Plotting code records
--- Start ---
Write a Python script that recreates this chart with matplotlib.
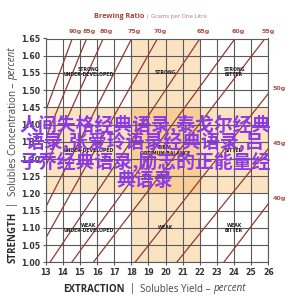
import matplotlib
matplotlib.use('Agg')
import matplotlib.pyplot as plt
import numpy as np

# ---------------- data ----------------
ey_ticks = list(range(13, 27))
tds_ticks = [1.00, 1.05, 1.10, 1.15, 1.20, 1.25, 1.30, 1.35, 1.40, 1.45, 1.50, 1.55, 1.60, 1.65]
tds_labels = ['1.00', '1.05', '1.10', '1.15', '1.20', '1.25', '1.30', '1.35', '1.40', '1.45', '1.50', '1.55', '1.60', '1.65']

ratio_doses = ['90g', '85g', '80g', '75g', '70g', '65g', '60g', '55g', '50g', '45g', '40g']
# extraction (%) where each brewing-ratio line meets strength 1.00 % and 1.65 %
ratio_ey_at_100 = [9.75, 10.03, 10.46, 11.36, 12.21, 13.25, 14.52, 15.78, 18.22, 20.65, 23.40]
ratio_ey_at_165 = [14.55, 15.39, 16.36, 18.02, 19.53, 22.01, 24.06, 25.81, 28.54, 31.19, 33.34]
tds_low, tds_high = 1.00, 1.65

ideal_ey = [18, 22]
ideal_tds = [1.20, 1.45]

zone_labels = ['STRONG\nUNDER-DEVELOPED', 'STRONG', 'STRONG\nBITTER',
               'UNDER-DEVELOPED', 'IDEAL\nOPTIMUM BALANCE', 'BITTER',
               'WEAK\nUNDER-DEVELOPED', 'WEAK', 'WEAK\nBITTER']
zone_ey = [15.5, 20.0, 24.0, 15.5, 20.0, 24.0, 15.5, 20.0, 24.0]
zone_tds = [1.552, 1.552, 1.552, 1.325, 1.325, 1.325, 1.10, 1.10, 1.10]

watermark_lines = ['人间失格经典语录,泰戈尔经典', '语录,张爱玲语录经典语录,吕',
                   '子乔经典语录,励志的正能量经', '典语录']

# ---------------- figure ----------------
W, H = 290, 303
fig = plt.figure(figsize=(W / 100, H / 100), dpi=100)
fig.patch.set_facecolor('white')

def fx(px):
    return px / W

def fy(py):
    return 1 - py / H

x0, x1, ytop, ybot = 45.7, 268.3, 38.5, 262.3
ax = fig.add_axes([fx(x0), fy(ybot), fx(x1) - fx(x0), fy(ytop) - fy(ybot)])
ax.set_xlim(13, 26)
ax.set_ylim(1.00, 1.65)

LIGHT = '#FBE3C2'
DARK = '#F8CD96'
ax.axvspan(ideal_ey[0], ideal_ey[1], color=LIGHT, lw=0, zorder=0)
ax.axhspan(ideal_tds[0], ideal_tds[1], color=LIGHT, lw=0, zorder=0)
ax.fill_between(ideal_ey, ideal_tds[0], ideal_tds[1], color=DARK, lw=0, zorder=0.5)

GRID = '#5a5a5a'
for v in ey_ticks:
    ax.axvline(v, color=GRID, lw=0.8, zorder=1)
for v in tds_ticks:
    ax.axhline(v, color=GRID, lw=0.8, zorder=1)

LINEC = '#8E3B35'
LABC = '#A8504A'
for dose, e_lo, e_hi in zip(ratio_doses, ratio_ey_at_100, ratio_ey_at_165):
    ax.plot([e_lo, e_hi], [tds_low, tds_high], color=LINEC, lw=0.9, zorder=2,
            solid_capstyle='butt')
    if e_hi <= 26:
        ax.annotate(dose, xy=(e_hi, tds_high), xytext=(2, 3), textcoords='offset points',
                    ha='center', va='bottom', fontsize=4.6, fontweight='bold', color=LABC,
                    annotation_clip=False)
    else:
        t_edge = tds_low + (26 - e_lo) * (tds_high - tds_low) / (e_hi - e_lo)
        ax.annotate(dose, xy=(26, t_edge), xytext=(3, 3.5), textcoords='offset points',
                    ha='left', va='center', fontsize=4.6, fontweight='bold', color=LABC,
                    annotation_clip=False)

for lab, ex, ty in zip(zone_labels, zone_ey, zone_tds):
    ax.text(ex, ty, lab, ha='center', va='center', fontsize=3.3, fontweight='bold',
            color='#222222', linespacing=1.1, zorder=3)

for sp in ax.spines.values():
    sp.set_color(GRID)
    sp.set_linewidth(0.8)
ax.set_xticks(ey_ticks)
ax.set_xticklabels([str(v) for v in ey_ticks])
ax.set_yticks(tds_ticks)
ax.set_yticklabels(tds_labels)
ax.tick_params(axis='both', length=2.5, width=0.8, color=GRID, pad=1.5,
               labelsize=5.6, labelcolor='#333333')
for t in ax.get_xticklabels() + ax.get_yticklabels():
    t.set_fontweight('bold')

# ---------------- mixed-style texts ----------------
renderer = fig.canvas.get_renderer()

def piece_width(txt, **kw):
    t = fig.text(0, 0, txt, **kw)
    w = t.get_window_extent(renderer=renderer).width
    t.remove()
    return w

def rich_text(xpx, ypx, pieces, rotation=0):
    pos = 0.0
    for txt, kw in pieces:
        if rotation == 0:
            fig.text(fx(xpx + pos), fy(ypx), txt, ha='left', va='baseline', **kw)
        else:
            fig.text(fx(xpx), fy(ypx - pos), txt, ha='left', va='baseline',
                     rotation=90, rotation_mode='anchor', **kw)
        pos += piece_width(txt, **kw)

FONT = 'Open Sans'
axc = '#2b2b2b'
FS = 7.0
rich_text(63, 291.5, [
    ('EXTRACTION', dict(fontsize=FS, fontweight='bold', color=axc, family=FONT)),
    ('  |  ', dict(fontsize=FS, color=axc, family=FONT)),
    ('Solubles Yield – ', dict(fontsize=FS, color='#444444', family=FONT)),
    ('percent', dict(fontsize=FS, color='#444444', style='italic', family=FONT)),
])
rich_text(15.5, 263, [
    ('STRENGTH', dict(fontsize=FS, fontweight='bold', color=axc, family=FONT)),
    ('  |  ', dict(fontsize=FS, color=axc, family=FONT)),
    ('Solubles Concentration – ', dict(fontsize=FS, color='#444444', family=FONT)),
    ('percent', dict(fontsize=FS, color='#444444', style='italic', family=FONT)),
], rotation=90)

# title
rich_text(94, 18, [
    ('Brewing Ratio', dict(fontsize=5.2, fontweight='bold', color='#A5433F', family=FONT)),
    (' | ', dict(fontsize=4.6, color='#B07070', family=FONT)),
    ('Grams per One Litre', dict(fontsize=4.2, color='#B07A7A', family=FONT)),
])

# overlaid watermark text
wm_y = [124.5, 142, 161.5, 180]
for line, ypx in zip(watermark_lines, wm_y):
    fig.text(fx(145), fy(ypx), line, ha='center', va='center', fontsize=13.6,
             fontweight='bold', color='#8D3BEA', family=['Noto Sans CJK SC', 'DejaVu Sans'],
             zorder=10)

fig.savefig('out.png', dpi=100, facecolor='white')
--- End ---
--- Start ---
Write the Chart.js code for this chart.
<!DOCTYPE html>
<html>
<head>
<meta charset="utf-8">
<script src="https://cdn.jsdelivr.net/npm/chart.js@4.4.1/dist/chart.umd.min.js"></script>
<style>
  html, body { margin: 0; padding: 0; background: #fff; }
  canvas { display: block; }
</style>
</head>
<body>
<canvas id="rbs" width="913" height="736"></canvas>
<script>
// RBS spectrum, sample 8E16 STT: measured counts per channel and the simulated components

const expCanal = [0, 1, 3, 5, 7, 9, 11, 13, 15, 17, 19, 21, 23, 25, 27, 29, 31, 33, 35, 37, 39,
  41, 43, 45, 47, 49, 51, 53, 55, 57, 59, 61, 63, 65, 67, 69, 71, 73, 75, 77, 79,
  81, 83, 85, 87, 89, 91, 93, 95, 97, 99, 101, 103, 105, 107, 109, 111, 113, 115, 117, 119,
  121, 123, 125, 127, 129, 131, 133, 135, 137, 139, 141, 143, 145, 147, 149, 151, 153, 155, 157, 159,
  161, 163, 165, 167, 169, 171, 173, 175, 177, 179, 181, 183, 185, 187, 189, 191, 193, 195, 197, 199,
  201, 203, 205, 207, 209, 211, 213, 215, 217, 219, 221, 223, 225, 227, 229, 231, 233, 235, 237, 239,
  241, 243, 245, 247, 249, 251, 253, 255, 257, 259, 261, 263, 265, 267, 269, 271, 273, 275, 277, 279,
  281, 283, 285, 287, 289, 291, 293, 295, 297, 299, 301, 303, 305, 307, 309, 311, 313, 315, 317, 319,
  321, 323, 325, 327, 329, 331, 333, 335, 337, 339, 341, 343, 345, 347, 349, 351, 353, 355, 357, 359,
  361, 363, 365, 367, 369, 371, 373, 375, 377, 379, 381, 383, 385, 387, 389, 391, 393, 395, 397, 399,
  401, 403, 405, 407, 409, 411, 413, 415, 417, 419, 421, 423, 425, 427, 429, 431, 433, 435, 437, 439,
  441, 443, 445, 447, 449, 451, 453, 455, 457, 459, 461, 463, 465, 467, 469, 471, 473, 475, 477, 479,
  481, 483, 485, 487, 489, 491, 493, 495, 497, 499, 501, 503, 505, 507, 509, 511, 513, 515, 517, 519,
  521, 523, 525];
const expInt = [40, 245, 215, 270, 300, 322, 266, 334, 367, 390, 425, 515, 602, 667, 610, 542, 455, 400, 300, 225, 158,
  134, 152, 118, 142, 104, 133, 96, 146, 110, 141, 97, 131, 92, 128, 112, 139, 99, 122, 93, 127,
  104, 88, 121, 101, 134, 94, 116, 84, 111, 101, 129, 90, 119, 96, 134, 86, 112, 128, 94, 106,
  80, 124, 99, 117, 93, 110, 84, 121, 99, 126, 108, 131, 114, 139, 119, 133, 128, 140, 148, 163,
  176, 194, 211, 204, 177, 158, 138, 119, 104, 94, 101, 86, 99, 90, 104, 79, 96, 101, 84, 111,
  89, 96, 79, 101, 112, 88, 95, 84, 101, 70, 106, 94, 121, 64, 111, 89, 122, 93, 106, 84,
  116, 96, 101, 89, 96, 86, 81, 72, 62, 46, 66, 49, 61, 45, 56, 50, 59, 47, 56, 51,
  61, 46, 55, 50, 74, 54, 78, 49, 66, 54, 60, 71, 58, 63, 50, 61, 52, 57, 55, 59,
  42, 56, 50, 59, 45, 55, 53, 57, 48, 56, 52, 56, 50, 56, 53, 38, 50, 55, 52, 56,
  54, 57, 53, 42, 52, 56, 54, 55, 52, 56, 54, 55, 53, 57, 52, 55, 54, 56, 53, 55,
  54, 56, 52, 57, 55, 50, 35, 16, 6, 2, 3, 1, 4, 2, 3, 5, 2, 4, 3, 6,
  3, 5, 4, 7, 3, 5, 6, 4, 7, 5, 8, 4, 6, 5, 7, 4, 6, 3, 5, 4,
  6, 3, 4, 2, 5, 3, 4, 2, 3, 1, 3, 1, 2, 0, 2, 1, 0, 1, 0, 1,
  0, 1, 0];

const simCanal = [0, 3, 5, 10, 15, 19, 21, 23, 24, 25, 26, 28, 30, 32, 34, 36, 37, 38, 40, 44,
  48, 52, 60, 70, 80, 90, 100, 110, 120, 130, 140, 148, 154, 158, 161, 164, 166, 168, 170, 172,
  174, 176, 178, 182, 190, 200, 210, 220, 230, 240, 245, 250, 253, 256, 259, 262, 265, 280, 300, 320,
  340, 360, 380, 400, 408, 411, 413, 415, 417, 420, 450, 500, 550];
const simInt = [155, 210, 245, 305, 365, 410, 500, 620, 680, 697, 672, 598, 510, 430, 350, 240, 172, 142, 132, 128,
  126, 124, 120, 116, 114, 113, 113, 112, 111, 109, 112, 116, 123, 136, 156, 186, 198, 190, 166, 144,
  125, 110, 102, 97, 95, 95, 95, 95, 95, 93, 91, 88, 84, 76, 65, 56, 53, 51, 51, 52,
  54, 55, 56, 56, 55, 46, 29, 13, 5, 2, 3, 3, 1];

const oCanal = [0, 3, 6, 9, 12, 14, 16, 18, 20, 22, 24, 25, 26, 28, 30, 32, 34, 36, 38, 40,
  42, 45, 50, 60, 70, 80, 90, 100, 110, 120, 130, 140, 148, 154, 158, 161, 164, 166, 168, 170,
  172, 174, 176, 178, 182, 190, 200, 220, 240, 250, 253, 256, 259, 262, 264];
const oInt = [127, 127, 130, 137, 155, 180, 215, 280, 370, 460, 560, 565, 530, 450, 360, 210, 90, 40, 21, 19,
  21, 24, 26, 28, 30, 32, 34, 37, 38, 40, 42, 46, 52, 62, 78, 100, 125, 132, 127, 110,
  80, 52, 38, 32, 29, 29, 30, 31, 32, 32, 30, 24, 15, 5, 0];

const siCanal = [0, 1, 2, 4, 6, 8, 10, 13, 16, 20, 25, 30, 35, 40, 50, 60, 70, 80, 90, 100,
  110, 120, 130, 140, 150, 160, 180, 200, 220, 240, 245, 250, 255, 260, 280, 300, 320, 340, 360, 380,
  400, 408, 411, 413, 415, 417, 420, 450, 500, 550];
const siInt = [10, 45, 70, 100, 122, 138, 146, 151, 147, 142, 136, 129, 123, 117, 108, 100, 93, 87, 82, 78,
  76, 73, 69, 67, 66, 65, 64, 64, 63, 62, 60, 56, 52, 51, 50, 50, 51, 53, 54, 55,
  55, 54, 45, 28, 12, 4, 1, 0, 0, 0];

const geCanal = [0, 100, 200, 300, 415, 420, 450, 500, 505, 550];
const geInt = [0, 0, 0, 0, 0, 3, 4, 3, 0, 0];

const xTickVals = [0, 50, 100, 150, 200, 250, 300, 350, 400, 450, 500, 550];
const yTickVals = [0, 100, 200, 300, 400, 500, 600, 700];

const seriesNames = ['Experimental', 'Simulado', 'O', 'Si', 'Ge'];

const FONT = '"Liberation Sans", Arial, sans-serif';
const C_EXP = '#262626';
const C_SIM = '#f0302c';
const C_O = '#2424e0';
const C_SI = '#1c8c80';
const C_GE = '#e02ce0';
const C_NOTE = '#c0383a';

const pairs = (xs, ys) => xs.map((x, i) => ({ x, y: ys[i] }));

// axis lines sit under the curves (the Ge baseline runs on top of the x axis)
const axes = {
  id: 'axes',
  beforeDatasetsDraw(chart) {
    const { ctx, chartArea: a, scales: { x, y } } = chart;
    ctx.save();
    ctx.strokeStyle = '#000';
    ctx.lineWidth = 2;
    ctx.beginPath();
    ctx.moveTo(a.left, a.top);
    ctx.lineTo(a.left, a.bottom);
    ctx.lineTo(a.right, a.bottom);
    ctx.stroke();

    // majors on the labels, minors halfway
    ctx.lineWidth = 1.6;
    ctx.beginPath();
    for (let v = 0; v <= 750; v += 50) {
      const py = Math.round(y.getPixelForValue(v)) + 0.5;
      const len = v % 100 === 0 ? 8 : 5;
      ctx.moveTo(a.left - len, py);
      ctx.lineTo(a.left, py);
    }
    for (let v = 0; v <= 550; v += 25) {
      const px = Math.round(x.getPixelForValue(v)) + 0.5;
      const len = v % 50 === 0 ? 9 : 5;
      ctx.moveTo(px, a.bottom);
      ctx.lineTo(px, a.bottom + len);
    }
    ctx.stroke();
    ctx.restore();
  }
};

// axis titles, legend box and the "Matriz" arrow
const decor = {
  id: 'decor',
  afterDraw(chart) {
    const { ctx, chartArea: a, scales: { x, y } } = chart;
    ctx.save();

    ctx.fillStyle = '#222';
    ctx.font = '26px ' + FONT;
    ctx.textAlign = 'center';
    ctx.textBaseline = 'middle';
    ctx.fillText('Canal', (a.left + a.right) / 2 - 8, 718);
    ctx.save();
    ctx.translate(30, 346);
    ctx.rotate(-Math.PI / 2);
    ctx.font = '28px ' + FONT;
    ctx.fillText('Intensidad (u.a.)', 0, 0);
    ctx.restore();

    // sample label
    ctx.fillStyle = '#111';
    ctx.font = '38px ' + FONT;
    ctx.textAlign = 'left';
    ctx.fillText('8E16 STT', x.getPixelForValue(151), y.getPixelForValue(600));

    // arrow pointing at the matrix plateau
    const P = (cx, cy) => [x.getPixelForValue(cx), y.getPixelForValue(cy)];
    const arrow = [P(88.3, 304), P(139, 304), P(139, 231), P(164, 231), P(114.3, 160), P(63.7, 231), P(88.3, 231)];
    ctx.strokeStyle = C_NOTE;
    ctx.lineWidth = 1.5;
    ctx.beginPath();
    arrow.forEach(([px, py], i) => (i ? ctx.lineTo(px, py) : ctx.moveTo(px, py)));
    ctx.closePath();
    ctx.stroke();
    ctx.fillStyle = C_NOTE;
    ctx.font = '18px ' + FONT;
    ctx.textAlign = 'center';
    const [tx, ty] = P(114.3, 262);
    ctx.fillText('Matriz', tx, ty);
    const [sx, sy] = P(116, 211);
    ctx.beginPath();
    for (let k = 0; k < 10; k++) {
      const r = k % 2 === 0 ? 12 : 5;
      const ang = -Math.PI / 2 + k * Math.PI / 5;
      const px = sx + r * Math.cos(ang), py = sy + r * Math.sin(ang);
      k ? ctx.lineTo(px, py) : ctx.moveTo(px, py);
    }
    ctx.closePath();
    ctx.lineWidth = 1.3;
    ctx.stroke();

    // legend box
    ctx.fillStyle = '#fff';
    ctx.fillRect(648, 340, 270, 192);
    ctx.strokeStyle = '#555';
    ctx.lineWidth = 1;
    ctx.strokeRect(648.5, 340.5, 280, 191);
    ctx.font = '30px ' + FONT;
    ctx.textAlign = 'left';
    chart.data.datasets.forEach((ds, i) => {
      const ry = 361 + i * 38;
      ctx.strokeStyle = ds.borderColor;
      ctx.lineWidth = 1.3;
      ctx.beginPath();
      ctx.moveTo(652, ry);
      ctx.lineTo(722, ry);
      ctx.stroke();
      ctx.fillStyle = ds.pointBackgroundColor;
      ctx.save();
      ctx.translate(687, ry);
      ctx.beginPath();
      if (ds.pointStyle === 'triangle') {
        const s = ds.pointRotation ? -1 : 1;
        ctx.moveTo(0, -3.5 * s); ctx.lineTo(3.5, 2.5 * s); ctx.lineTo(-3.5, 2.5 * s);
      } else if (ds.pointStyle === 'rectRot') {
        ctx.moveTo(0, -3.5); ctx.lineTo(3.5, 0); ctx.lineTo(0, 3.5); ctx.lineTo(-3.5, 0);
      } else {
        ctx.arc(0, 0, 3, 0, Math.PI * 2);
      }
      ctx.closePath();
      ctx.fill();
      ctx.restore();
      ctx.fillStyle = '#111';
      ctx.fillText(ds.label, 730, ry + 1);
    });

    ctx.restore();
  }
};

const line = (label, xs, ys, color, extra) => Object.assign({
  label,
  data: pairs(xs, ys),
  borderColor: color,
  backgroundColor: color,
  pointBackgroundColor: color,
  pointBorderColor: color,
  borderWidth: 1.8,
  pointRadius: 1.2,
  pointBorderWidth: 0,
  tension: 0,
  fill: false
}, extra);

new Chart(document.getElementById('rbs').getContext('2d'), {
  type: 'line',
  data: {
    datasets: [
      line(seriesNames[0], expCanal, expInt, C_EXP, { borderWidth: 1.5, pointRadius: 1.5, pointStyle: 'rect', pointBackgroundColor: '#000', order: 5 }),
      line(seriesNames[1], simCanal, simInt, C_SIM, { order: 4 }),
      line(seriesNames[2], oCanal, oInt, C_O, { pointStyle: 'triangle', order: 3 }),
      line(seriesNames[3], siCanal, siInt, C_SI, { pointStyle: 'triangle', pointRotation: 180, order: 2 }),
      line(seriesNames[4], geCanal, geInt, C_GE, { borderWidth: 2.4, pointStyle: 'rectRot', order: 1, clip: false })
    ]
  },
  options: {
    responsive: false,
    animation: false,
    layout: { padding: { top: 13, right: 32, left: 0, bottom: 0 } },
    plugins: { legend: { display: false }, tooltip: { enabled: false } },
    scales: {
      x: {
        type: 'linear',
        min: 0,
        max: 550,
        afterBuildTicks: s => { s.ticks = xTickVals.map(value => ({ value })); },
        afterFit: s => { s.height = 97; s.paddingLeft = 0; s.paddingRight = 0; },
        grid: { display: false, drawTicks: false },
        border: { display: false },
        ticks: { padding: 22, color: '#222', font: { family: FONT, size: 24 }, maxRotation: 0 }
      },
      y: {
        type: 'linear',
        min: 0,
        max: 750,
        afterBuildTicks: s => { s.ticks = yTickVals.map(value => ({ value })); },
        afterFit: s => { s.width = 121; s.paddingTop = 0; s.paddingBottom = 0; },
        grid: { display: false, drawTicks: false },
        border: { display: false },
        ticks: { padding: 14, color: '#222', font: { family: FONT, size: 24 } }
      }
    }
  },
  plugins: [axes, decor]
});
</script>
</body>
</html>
--- End ---
GIVEN REQUEST: Go through the records and gather the lines that hold "this".

EXERCISE ANSWER:
Write a Python script that recreates this chart with matplotlib.
Write the Chart.js code for this chart.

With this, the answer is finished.